Are these estimators consistent?

Question

Let $\Theta \in \mathbb{R}^d$ be a compact set and $\rho(x,\theta):\mathbb{R}^p\times\Theta\to\mathbb{R}^+$ a continuous function.

The estimator is $\displaystyle \hat{\theta} = \operatorname*{argmax}_{v\in\Theta} \frac{1}{n}\sum_{i=1}^n \rho (X_i,v)$ and I'm trying to determine if it is consistent. I know the estimator is consistent if it converges in probability to $\theta,$ but I fail to see an answer from the given hypothesis, either positive or negative.

Answer 1

I believe this is an M Estimator as specified here, of p-type.

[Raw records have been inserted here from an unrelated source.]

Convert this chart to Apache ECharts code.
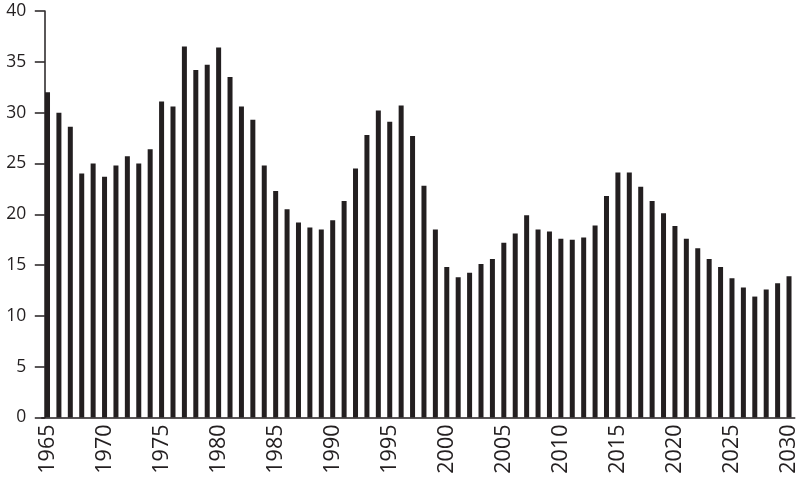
<!DOCTYPE html>
<html>
<head>
<meta charset="utf-8">
<script src="https://cdn.jsdelivr.net/npm/echarts@6/dist/echarts.min.js"></script>
<style>
html,body{margin:0;padding:0;background:#fff;}
#chart{width:800px;height:482px;}
</style>
</head>
<body>
<div id="chart"></div>
<script>
const years = [];
for (let y = 1965; y <= 2030; y++) years.push(String(y));

const values = [
  32.0, 30.0, 28.6, 24.0, 25.0, 23.7, 24.8, 25.7, 25.0, 26.4,
  31.1, 30.6, 36.5, 34.2, 34.7, 36.4, 33.5, 30.6, 29.3, 24.8,
  22.3, 20.5, 19.2, 18.7, 18.5, 19.4, 21.3, 24.5, 27.8, 30.2,
  29.1, 30.7, 27.7, 22.8, 18.5, 14.8, 13.8, 14.25, 15.1, 15.6,
  17.2, 18.1, 19.9, 18.5, 18.3, 17.6, 17.5, 17.7, 18.9, 21.8,
  24.1, 24.1, 22.7, 21.3, 20.1, 18.85, 17.6, 16.65, 15.6, 14.8,
  13.7, 12.8, 11.9, 12.6, 13.2, 13.9
];

const yTicks = { min: 0, max: 40, step: 5 };

const ink = '#231f20';
const chart = echarts.init(document.getElementById('chart'), null, { renderer: 'canvas' });
chart.setOption({
  animation: false,
  backgroundColor: '#ffffff',
  grid: { left: 41.8, right: 2.8, top: 11, bottom: 64.5, containLabel: false },
  xAxis: {
    type: 'category',
    data: years,
    boundaryGap: true,
    axisLine: { show: true, lineStyle: { color: ink, width: 1.5 } },
    axisTick: { show: false },
    axisLabel: {
      interval: 4,
      rotate: 90,
      margin: 7,
      color: ink,
      fontFamily: 'Open Sans',
      fontWeight: 'normal',
      fontSize: 21.5
    },
    splitLine: { show: false }
  },
  yAxis: {
    type: 'value',
    min: yTicks.min,
    max: yTicks.max,
    interval: yTicks.step,
    offset: -3,
    axisLine: { show: true, lineStyle: { color: ink, width: 1.5 } },
    axisTick: { show: true, length: 10, lineStyle: { color: ink, width: 1.5 } },
    axisLabel: {
      margin: 18.5,
      color: ink,
      fontFamily: 'Open Sans',
      fontWeight: 'normal',
      fontSize: 17.5
    },
    splitLine: { show: false }
  },
  series: [{
    type: 'bar',
    data: values,
    barWidth: 5,
    itemStyle: { color: ink }
  }]
});
</script>
</body>
</html>
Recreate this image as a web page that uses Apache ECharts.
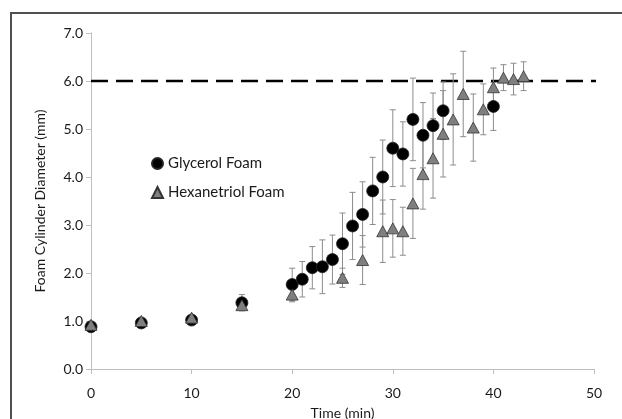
<!DOCTYPE html>
<html>
<head>
<meta charset="utf-8">
<script src="https://cdn.jsdelivr.net/npm/echarts@6/dist/echarts.min.js"></script>
<style>html,body{margin:0;padding:0;background:#fff;}#c{width:622px;height:419px;}</style>
</head>
<body>
<div id="c"></div>
<script>
const glyTimes  = [0, 5, 10, 15, 20, 21, 22, 23, 24, 25, 26, 27, 28, 29, 30, 31, 32, 33, 34, 35, 40];
const glyValues = [0.88, 0.96, 1.02, 1.38, 1.76, 1.87, 2.11, 2.13, 2.28, 2.61, 2.98, 3.22, 3.71, 4.0, 4.6, 4.48, 5.2, 4.87, 5.07, 5.38, 5.47];
const glyErrors = [0.03, 0.03, 0.03, 0.17, 0.34, 0.37, 0.44, 0.56, 0.51, 0.64, 0.7, 0.68, 0.7, 0.77, 0.8, 0.67, 0.86, 0.68, 0.68, 0.6, 0.5];

const hexTimes  = [0, 5, 10, 15, 20, 25, 27, 29, 30, 31, 32, 33, 34, 35, 36, 37, 38, 39, 40, 41, 42, 43];
const hexValues = [0.92, 1.0, 1.07, 1.33, 1.55, 1.9, 2.27, 2.87, 2.93, 2.87, 3.45, 4.06, 4.39, 4.9, 5.2, 5.73, 5.03, 5.41, 5.87, 6.07, 6.04, 6.1];
const hexErrors = [0.03, 0.03, 0.03, 0.05, 0.15, 0.2, 0.51, 0.65, 0.6, 0.5, 0.73, 0.73, 0.83, 0.9, 0.95, 0.89, 0.7, 0.53, 0.4, 0.27, 0.33, 0.3];

const refLineX = [0, 51.6];
const refLineY = [6.0, 6.0];

const xTicks = [0, 10, 20, 30, 40, 50];
const yTicks = [0, 1, 2, 3, 4, 5, 6, 7];

const seriesNames = ['Glycerol Foam', 'Hexanetriol Foam'];
const xTitle = 'Time (min)';
const yTitle = 'Foam Cylinder Diameter (mm)';

const FONT = 'Lato';

function errData(t, v, e) { return t.map((x, i) => [x, v[i], e[i]]); }
function pts(t, v) { return t.map((x, i) => [x, v[i]]); }

function renderErr(params, api) {
  const x = api.value(0), y = api.value(1), e = api.value(2);
  const top = api.coord([x, y + e]);
  const bot = api.coord([x, y - e]);
  const cap = 3;
  const st = { stroke: '#8c8c8c', lineWidth: 1 };
  return {
    type: 'group',
    children: [
      { type: 'line', shape: { x1: top[0], y1: top[1], x2: bot[0], y2: bot[1] }, style: st },
      { type: 'line', shape: { x1: top[0] - cap, y1: top[1], x2: top[0] + cap, y2: top[1] }, style: st },
      { type: 'line', shape: { x1: bot[0] - cap, y1: bot[1], x2: bot[0] + cap, y2: bot[1] }, style: st }
    ]
  };
}

const chart = echarts.init(document.getElementById('c'), null, { renderer: 'canvas' });
chart.setOption({
  animation: false,
  backgroundColor: '#fff',
  graphic: [
    { type: 'line', shape: { x1: 10, y1: 13, x2: 622, y2: 13 },
      style: { stroke: '#505050', lineWidth: 2 }, silent: true, z: 0 },
    { type: 'line', shape: { x1: 11, y1: 12, x2: 11, y2: 419 },
      style: { stroke: '#505050', lineWidth: 2 }, silent: true, z: 0 }
  ],
  grid: { left: 91, right: 28, top: 33, bottom: 50, outerBoundsMode: 'none', containLabel: false },
  legend: {
    orient: 'vertical', left: 146, top: 151, itemGap: 14,
    itemWidth: 11, itemHeight: 11,
    textStyle: { fontFamily: FONT, fontSize: 15, color: '#1a1a1a' },
    data: [
      { name: seriesNames[0], icon: 'circle' },
      { name: seriesNames[1], icon: 'triangle' }
    ]
  },
  xAxis: {
    type: 'value', min: 0, max: 50, interval: 10,
    name: xTitle, nameLocation: 'middle', nameGap: 37,
    nameTextStyle: { fontFamily: FONT, fontSize: 14, color: '#1a1a1a' },
    axisLine: { show: true, lineStyle: { color: '#bfbfbf', width: 1 } },
    axisTick: { show: true, length: 5, lineStyle: { color: '#bfbfbf' } },
    axisLabel: { fontFamily: FONT, fontSize: 14, color: '#1a1a1a', margin: 17,
      customValues: xTicks },
    splitLine: { show: false }
  },
  yAxis: {
    type: 'value', min: 0, max: 7, interval: 1,
    name: yTitle, nameLocation: 'middle', nameGap: 44,
    nameTextStyle: { fontFamily: FONT, fontSize: 14, color: '#1a1a1a' },
    axisLine: { show: true, lineStyle: { color: '#bfbfbf', width: 1 } },
    axisTick: { show: true, length: 5, lineStyle: { color: '#bfbfbf' } },
    axisLabel: { fontFamily: FONT, fontSize: 14, color: '#1a1a1a', margin: 8,
      formatter: v => v.toFixed(1) },
    splitLine: { show: false }
  },
  series: [
    {
      type: 'line', data: pts(refLineX, refLineY), clip: false, symbol: 'none',
      lineStyle: { color: '#000', width: 2.5, type: [17, 8] }, z: 1, silent: true
    },
    {
      type: 'custom', renderItem: renderErr, data: errData(glyTimes, glyValues, glyErrors),
      z: 2, silent: true
    },
    {
      type: 'custom', renderItem: renderErr, data: errData(hexTimes, hexValues, hexErrors),
      z: 2, silent: true
    },
    {
      name: seriesNames[0], type: 'scatter', data: pts(glyTimes, glyValues),
      symbol: 'circle', symbolSize: 12,
      itemStyle: { color: '#000', borderColor: '#222', borderWidth: 0.8, opacity: 1 }, z: 3
    },
    {
      name: seriesNames[1], type: 'scatter', data: pts(hexTimes, hexValues),
      symbol: 'triangle', symbolSize: [12, 11],
      itemStyle: { color: '#7f7f7f', borderColor: '#333', borderWidth: 0.8, opacity: 1 }, z: 4
    }
  ]
});
</script>
</body>
</html>
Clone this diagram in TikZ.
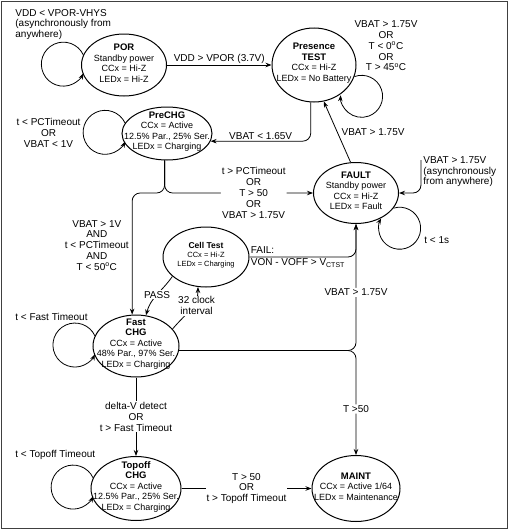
\documentclass[tikz,border=0pt]{standalone}
\usepackage{fontspec}
\setmainfont{Liberation Sans}
\usetikzlibrary{arrows.meta,shapes.geometric}

\tikzset{
  state/.style 2 args={draw, ellipse, line width=1pt, minimum width=#1, minimum height=#2, inner sep=0pt},
  stext/.style={align=center, inner sep=0pt, yshift=2pt, font=\fontsize{9}{10.5}\selectfont},
  lbl/.style={align=center, inner sep=1pt, font=\fontsize{10}{10.8}\selectfont},
  wlbl/.style={lbl, fill=white},
}
\newcommand{\sttl}[1]{{\fontsize{9.5}{10.5}\selectfont\bfseries #1}}
\newcommand{\leftloop}[1]{\draw[->] (#1.166) arc[start angle=25, end angle=335, radius=22pt];}

\begin{document}
\begin{tikzpicture}[x=1pt, y=-1pt, line width=0.8pt, >={Stealth[length=6pt,width=4.5pt]}]
  \useasboundingbox (0,0) rectangle (509,530);
  \draw[line width=1.5pt, black!75] (1.5,1.5) rectangle (507.5,528.5);
  % states
  \node[state={85}{62}] (POR) at (124,65) {};
  \node[state={84}{74}] (PT) at (314,65) {};
  \node[state={90}{53}] (PreCHG) at (167,133.5) {};
  \node[state={85}{61}] (FAULT) at (356,193) {};
  \node[state={86}{60}] (CellTest) at (206,257) {};
  \node[state={86}{62}] (Fast) at (136,346) {};
  \node[state={90}{64}] (Topoff) at (136,488.5) {};
  \node[state={88}{66}] (MAINT) at (356,488.5) {};
  \node[stext] (PORt) at (POR) {\sttl{POR}\\Standby power\\CCx = Hi-Z\\LEDx = Hi-Z};
  \node[stext] (PTt) at (PT) {\sttl{Presence}\\\sttl{TEST}\\CCx = Hi-Z\\LEDx = No Battery};
  \node[stext] (PreCHGt) at (PreCHG) {\sttl{PreCHG}\\CCx = Active\\12.5\% Par., 25\% Ser.\\LEDx = Charging};
  \node[stext] (FAULTt) at (FAULT) {\sttl{FAULT}\\Standby power\\CCx = Hi-Z\\LEDx = Fault};
  \node[stext, font=\fontsize{7.5}{9}\selectfont] (CellTestt) at (CellTest) {{\fontsize{8.5}{9.5}\selectfont\bfseries Cell Test}\\CCx = Hi-Z\\LEDx = Charging};
  \node[stext] (Fastt) at (Fast) {\sttl{Fast}\\\sttl{CHG}\\CCx = Active\\48\% Par., 97\% Ser.\\LEDx = Charging};
  \node[stext] (Topofft) at (Topoff) {\sttl{Topoff}\\\sttl{CHG}\\CCx = Active\\12.5\% Par., 25\% Ser.\\LEDx = Charging};
  \node[stext] (MAINTt) at (MAINT) {\sttl{MAINT}\\CCx = Active 1/64\\LEDx = Maintenance};
  % self loops
  \leftloop{POR}
  \leftloop{PreCHG}
  \leftloop{Fast}
  \leftloop{Topoff}
  \draw[->] (PT.-16) arc[start angle=110, end angle=-183, radius=21pt];
  \draw[->] (FAULT.-22) arc[start angle=107, end angle=-208, radius=21pt];
  \node[lbl, align=left, anchor=west] (PORloopl) at (14,24.5) {VDD < VPOR-VHYS\\(asynchronously from\\anywhere)};
  \node[lbl] (PTloopl) at (386,46) {VBAT > 1.75V\\OR\\T < 0\textsuperscript{o}C\\OR\\T > 45\textsuperscript{o}C};
  \node[lbl] (PreCHGloopl) at (48.5,133) {t < PCTimeout\\OR\\VBAT < 1V};
  \node[lbl, anchor=west] (Fastloopl) at (14,317) {t < Fast Timeout};
  \node[lbl, anchor=west] (Topoffloopl) at (14,455) {t < Topoff Timeout};
  \node[lbl, anchor=west] (FAULTloopl) at (423,240) {t < 1s};
  % transitions
  \draw[->] (POR) -- node[lbl, above] {VDD > VPOR (3.7V)} (PT);
  \draw[->, rounded corners=8pt] (PT.265) |- node[lbl, above, pos=0.75] {VBAT < 1.65V} (PreCHG.-10);
  \draw[->] (FAULT.100) -- node[lbl, right=3pt] {VBAT > 1.75V} (PT.-75);
  \draw[->, rounded corners=8pt] (PreCHG.-95) |- node[wlbl, pos=0.8] {t > PCTimeout\\OR\\T > 50\\OR\\VBAT > 1.75V} (FAULT.west);
  \draw[->, rounded corners=8pt] (PreCHG.-95) |- (Fast.97 |- FAULT.west) -- node[lbl, left=2pt, pos=0.43] {VBAT > 1V\\AND\\t < PCTimeout\\AND\\T < 50\textsuperscript{o}C} (Fast.97);
  \coordinate (async) at (421,160);
  \draw[->, rounded corners=8pt] (async) node[lbl, align=left, anchor=north west, yshift=5pt, xshift=1pt] (asyncl) {VBAT > 1.75V\\(asynchronously\\from anywhere)} |- (FAULT.east);
  \draw[->, rounded corners=8pt] (CellTest.east) -| node[lbl, align=left, anchor=west, pos=0, font=\fontsize{10}{12}\selectfont] {FAIL:\\VON - VOFF > V\textsubscript{CTST}} (FAULT.south);
  \draw[->] (CellTest.210) to[out=235, in=75] node[wlbl] {PASS} (Fast.72);
  \draw[->] (Fast.25) to[out=50, in=-90] node[wlbl, pos=0.6, xshift=4pt] {32 clock\\interval} (CellTest.255);
  \draw[->, rounded corners=8pt] (Fast.-6) -| node[wlbl, pos=0.73] {VBAT > 1.75V} (FAULT.south);
  \draw[->, rounded corners=8pt] (Fast.-6) -| node[wlbl, pos=0.78] {T >50} (MAINT.north);
  \draw[->] (Fast) -- node[wlbl] {delta-V detect\\OR\\t > Fast Timeout} (Topoff);
  \draw[->] (Topoff) -- node[wlbl] {T > 50\\OR\\t > Topoff Timeout} (MAINT);
\end{tikzpicture}
\end{document}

Page 7 of these notes gives sufficient conditions for an M-estimator to be consistent, using their notation:

1. $\sup_{\theta\in\Theta} |M_n(\theta)-M(\theta)| \overset{P}{\rightarrow} 0$
2. $\forall \epsilon>0$ $\sup\{M(\theta): d(\theta,\theta_0)\geq \epsilon\} <M(\theta_0)$
3. $M_n(\hat{\theta}_n) \geq M_n(\theta_0) - o_P(1)$

Then $\hat{\theta}_n \overset{P}{\rightarrow} \theta$

I'm trying to show that given the information in the question, but I'm not able to do it easily. There are some other notes giving sufficient conditions, but the question is kind of sparse on information.